典型例子,如马加爵。马加爵确实是传统意义上的,被教育为有“远大理想”的好孩子,并且,为此忍气吞声,付出了成长中的重大代价,那是因为他还没知道为“远大理想”是不可能实现的,这个理想支持着马加爵。一旦马加爵发现“翻身做人上人”的愿望成为空后,精神世界就完全崩溃,所有比他好的人,除非有特殊原因,都被他视为社会对马加爵不公的罪恶之一,从而从最恶意地角度理解任何同学间的交往,终于对无辜的同学下毒手的同时,完成了一个抑郁症患者自杀的全过程。

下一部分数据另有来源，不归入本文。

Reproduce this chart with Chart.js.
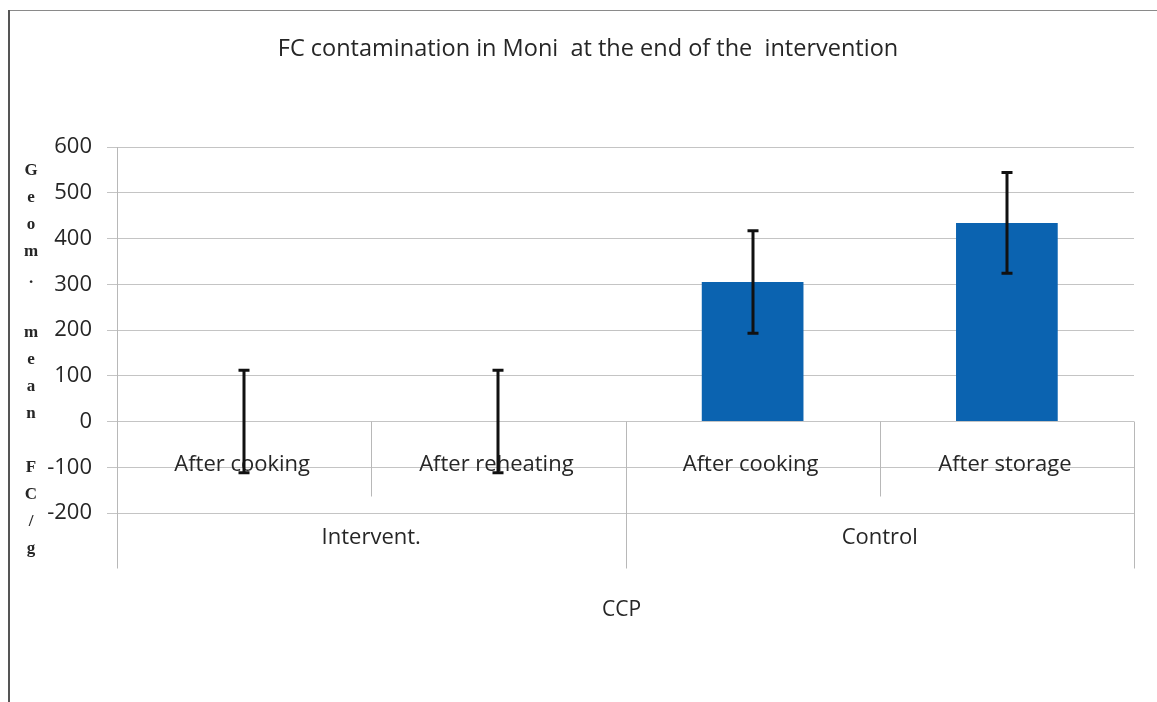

对抗期望奋斗崩溃的方式,有些人对抗的方式,是信了上帝,通过来生到来再跟上帝算总帐。有些人是用谎言欺骗自已,“不是我不好,是社会对我不公平”,“我这么优秀的人到了异地,异乡人竟然不夹道欢迎,偏心他们的子女小家庭,排外!把俺变成夹心层”,……,甚至病态地仇视社会,仇视任何比自已成功的人和事,而沦为血酬牛二。这类事件,又常被错认为“贫富冲突的社会不公”。在户籍制度的争论中,城乡移民中的极端自以为遭受到城市居民的排外,我们也看到了同样的例子。